La discussione on line sul prossimo rinnovo dei componenti di Agcom possiede i tratti tipici delle iniziative di rete. È ammirevole, intelligente ed argomentata. Luca de Biase al riguardo qualche settimana fa forse esagerava un po’ con l’ottimismo:


Invece di continuare ad aspettare che la saggezza del Governo e le logiche del Parlamento generino la nuova composizione dell’Agcom – che si rinnova il prossimo maggio – si potrebbe cominciare ad aprire una consultazione che porti tutti gli interessati a rendere noti i loro punti di vista, a informare gli altri sui fatti che vedono, a contribuire alla definizione di una prospettiva di azione equilibrata e innovativa per la prossima autorità delle comunicazioni.
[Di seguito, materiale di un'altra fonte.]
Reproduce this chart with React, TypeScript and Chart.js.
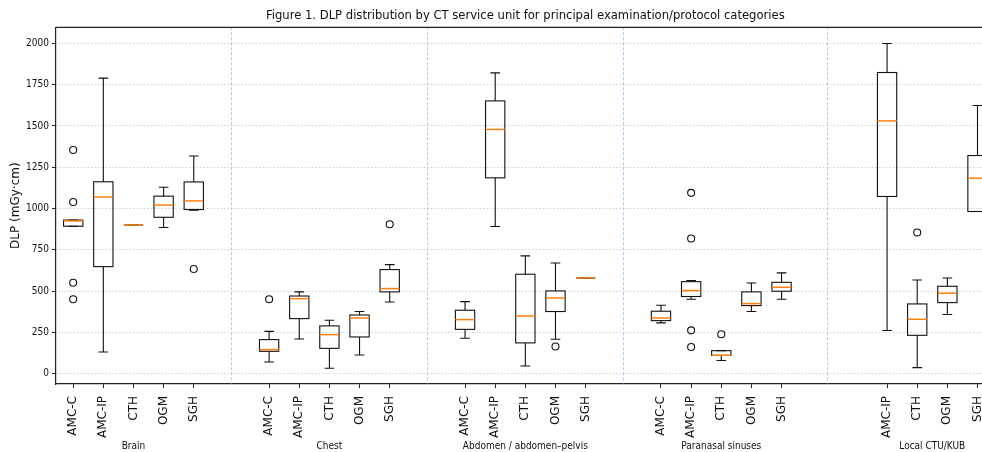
import React, { useEffect, useRef } from "react";
import { Chart, registerables } from "chart.js";

Chart.register(...registerables);

const TITLE =
  "Figure 1. DLP distribution by CT service unit for principal examination/protocol categories";
const Y_TITLE = "DLP (mGy·cm)";
const GROUPS = ["Brain", "Chest", "Abdomen / abdomen–pelvis", "Paranasal sinuses", "Local CTU/KUB"];
const UNITS = ["AMC-C", "AMC-IP", "CTH", "OGM", "SGH"];

// one entry per box
const BOX_GROUP = [0, 0, 0, 0, 0, 1, 1, 1, 1, 1, 2, 2, 2, 2, 2, 3, 3, 3, 3, 3, 4, 4, 4, 4];
const BOX_UNIT = [0, 1, 2, 3, 4, 0, 1, 2, 3, 4, 0, 1, 2, 3, 4, 0, 1, 2, 3, 4, 1, 2, 3, 4];
const WHISKER_LO = [893, 131, 900, 885, 990, 70, 210, 32, 113, 434, 214, 891, 46, 208, 580, 307, 450, 79, 376, 450, 261, 36, 358, 982];
const Q1 = [893, 648, 900, 947, 994, 135, 333, 153, 222, 495, 268, 1186, 186, 376, 580, 321, 467, 110, 412, 499, 1073, 232, 430, 982];
const MEDIAN = [925, 1070, 900, 1021, 1046, 145, 454, 236, 337, 515, 327, 1479, 349, 458, 580, 337, 503, 111, 424, 523, 1531, 329, 487, 1184];
const Q3 = [930, 1162, 900, 1075, 1161, 206, 470, 289, 355, 630, 384, 1652, 602, 501, 580, 378, 557, 139, 495, 553, 1824, 422, 529, 1321];
const WHISKER_HI = [930, 1790, 900, 1129, 1318, 256, 495, 323, 376, 660, 436, 1822, 713, 670, 580, 414, 564, 139, 549, 610, 2000, 567, 579, 1624];
const OUTLIERS: number[][] = [
  [1355, 1040, 550, 450], [], [], [], [634],
  [450], [], [], [], [905],
  [], [], [], [164], [],
  [], [1095, 818, 262, 161], [238], [], [],
  [], [855], [], [],
];

const Y_TICKS = [0, 250, 500, 750, 1000, 1250, 1500, 1750, 2000];
const Y_MIN = -63;
const Y_MAX = 2098;
const GROUP_STEP = 6.5;
const DIVIDERS = [5.25, 11.75, 18.25, 25.0];
const X_MIN = -0.57;
const X_MAX = 30.57;

const POSITIONS = BOX_GROUP.map((g, i) => g * GROUP_STEP + BOX_UNIT[i]);

const COND = '"DejaVu Sans Condensed", "DejaVu Sans", sans-serif';
const NORMAL = '"DejaVu Sans", sans-serif';

const boxPlugin = {
  id: "boxplotDraw",
  beforeDatasetsDraw(chart: any) {
    const { ctx, chartArea, scales } = chart;
    const xs = scales.x;
    ctx.save();
    ctx.strokeStyle = "rgba(110,170,220,0.75)";
    ctx.lineWidth = 0.8;
    ctx.setLineDash([3, 2]);
    DIVIDERS.forEach((d) => {
      const px = Math.round(xs.getPixelForValue(d)) + 0.5;
      ctx.beginPath();
      ctx.moveTo(px, chartArea.top);
      ctx.lineTo(px, chartArea.bottom);
      ctx.stroke();
    });
    ctx.restore();
  },
  afterDatasetsDraw(chart: any) {
    const { ctx, scales } = chart;
    const xs = scales.x;
    const ys = scales.y;
    const half = 0.32;
    const cap = 0.16;
    ctx.save();
    ctx.setLineDash([]);
    POSITIONS.forEach((pos, i) => {
      const xc = xs.getPixelForValue(pos);
      const xl = xs.getPixelForValue(pos - half);
      const xr = xs.getPixelForValue(pos + half);
      const cl = xs.getPixelForValue(pos - cap);
      const cr = xs.getPixelForValue(pos + cap);
      const yLo = ys.getPixelForValue(WHISKER_LO[i]);
      const yQ1 = ys.getPixelForValue(Q1[i]);
      const yMed = ys.getPixelForValue(MEDIAN[i]);
      const yQ3 = ys.getPixelForValue(Q3[i]);
      const yHi = ys.getPixelForValue(WHISKER_HI[i]);
      ctx.strokeStyle = "#111";
      ctx.lineWidth = 1.1;
      ctx.beginPath();
      ctx.moveTo(xc, yQ1);
      ctx.lineTo(xc, yLo);
      ctx.moveTo(xc, yQ3);
      ctx.lineTo(xc, yHi);
      ctx.moveTo(cl, yLo);
      ctx.lineTo(cr, yLo);
      ctx.moveTo(cl, yHi);
      ctx.lineTo(cr, yHi);
      ctx.stroke();
      ctx.strokeRect(xl, yQ3, xr - xl, yQ1 - yQ3);
      ctx.strokeStyle = "#ff7f0e";
      ctx.lineWidth = 1.5;
      ctx.beginPath();
      ctx.moveTo(xl, yMed);
      ctx.lineTo(xr, yMed);
      ctx.stroke();
    });
    ctx.restore();
  },
  afterDraw(chart: any) {
    const { ctx, chartArea, scales } = chart;
    const xs = scales.x;
    ctx.save();
    ctx.strokeStyle = "#222";
    ctx.lineWidth = 1.2;
    ctx.beginPath();
    ctx.moveTo(chartArea.left, chartArea.top);
    ctx.lineTo(chartArea.right, chartArea.top);
    ctx.stroke();
    ctx.fillStyle = "#111";
    ctx.font = `10px ${COND}`;
    ctx.textAlign = "center";
    ctx.textBaseline = "middle";
    GROUPS.forEach((g, gi) => {
      const ps = POSITIONS.filter((_, i) => BOX_GROUP[i] === gi);
      const mid = (Math.min(...ps) + Math.max(...ps)) / 2;
      ctx.fillText(g, xs.getPixelForValue(mid), 446);
    });
    ctx.restore();
  },
};

export default function App() {
  const ref = useRef<HTMLCanvasElement>(null);
  useEffect(() => {
    document.body.style.margin = "0";
    const points: { x: number; y: number }[] = [];
    OUTLIERS.forEach((arr, i) => arr.forEach((v) => points.push({ x: POSITIONS[i], y: v })));
    const chart = new Chart(ref.current as HTMLCanvasElement, {
      type: "scatter",
      data: {
        datasets: [
          {
            data: points,
            pointRadius: 3.5,
            pointHoverRadius: 3.5,
            pointStyle: "circle",
            borderColor: "#111",
            backgroundColor: "rgba(0,0,0,0)",
            borderWidth: 1.1,
          },
        ],
      },
      options: {
        animation: false,
        responsive: false,
        events: [],
        layout: { padding: { left: 0, right: 5, top: 0, bottom: 0 } },
        plugins: {
          legend: { display: false },
          tooltip: { enabled: false },
          title: {
            display: true,
            fullSize: false,
            text: TITLE,
            color: "#111",
            font: { family: COND, size: 12.9, weight: "normal" },
            padding: { top: 8, bottom: 3.8 },
          },
        },
        scales: {
          x: {
            type: "linear",
            min: X_MIN,
            max: X_MAX,
            afterBuildTicks: (s: any) => {
              s.ticks = POSITIONS.map((v) => ({ value: v }));
            },
            afterFit: (s: any) => {
              s.height = 68;
            },
            ticks: {
              autoSkip: false,
              minRotation: 90,
              maxRotation: 90,
              padding: 8,
              color: "#111",
              font: { family: NORMAL, size: 12 },
              callback: (_v: any, i: number) => UNITS[BOX_UNIT[i]],
            },
            grid: { drawOnChartArea: false, tickLength: 4, tickColor: "#222", tickWidth: 1 },
            border: { color: "#222", width: 1.2 },
          },
          y: {
            type: "linear",
            min: Y_MIN,
            max: Y_MAX,
            afterBuildTicks: (s: any) => {
              s.ticks = Y_TICKS.map((v) => ({ value: v }));
            },
            afterFit: (s: any) => {
              s.width = 56;
            },
            ticks: {
              padding: 3,
              color: "#111",
              font: { family: COND, size: 10 },
              callback: (v: any) => String(v),
            },
            grid: {
              color: "#c4c4c4",
              lineWidth: 0.8,
              tickLength: 4,
              tickColor: "#222",
              tickWidth: 1,
              tickBorderDash: [],
            },
            border: { color: "#222", width: 1.2, dash: [1.5, 2] },
            title: {
              display: true,
              text: Y_TITLE,
              color: "#111",
              font: { family: NORMAL, size: 12 },
              padding: { top: 9, bottom: 0 },
            },
          },
        },
      },
      plugins: [boxPlugin],
    } as any);
    return () => chart.destroy();
  }, []);
  return (
    <div style={{ position: "fixed", left: 0, top: 0, width: 982, height: 452, overflow: "hidden", background: "#fff" }}>
      <canvas ref={ref} width={1000} height={452} />
    </div>
  );
}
Luca ne ha poi riparlato anche nei giorni scorsi ed oggi su La Stampa c’è un pezzo molto forte al riguardo di Juan Carlos De Martin:

E’ ora di cambiare metodo; la posta in gioco, infatti, è troppo alta per continuare così. A maggio il Presidente del Consiglio dovrà scegliere un nuovo presidente AgCom, mentre Camera e Senato dovranno eleggere i quattro membri del nuovo consiglio. Quelle cinque persone potranno influenzare in maniera considerevole, in positivo o in negativo, lo sviluppo dell’Italia nei prossimi anni. Perché a loro spetterà prendere decisioni su aspetti cruciali di una società della conoscenza come la nostra, ovvero, su radio, televisione, telefonia, Internet. Mezzi cruciali sia per lo sviluppo economico sia per la qualità democratica del nostro Paese. È quindi doveroso che il percorso che porterà alla elezione dei nuovi consiglieri AgCom sia il più possibile trasparente e informato.


Belle parole, tutte condivisibili, tuttavia la posta in gioco è molto alta, probabilmente troppo per essere affidata a meccanismi di selezione tanto virtuosi. La percezione del fatto che le scelte sul digitale sono il punto di svolta dell’economia del paese non è chiaramente percepita nemmeno dal Governo Monti, figuriamoci dal sottobosco dei partiti che hanno nominato fino a ieri i Calabrò e i Martusciello.

Nel frattempo valgano come monito per tutti le parole che poco fa Nicola D’Angelo ha scritto sul suo blog:


É in corso al Senato l’audizione del Presidente dell’Agcom sul copyright. Scarsa presenza in sala stampa. Segno dei tempi: distanze ormai siderali tra politica, informazione e cittadini. Il tema é fondamentale per la libertà della rete ma a loro sembra non interessare


3 commenti a “Il pessimismo della ragione”

  1. Alessandro Longo dice:

    Qualche dettaglio in più http://www.alongo.it. Calabró sembra fare un passo indietro

  2. Pier Luigi Tolardo dice:

    A questo punto sarebbe utile cambiare il meccanismo delle nomine: traserirle ai Presidenti delle Camere come si fa per la Rai, che sono costretti a garantire un magiore pluralismo, introdurre la nomina di un terzo di essi da parte del Consiglio Nazionale delle Ricerche o della Conferenza dei Rettori Universitari.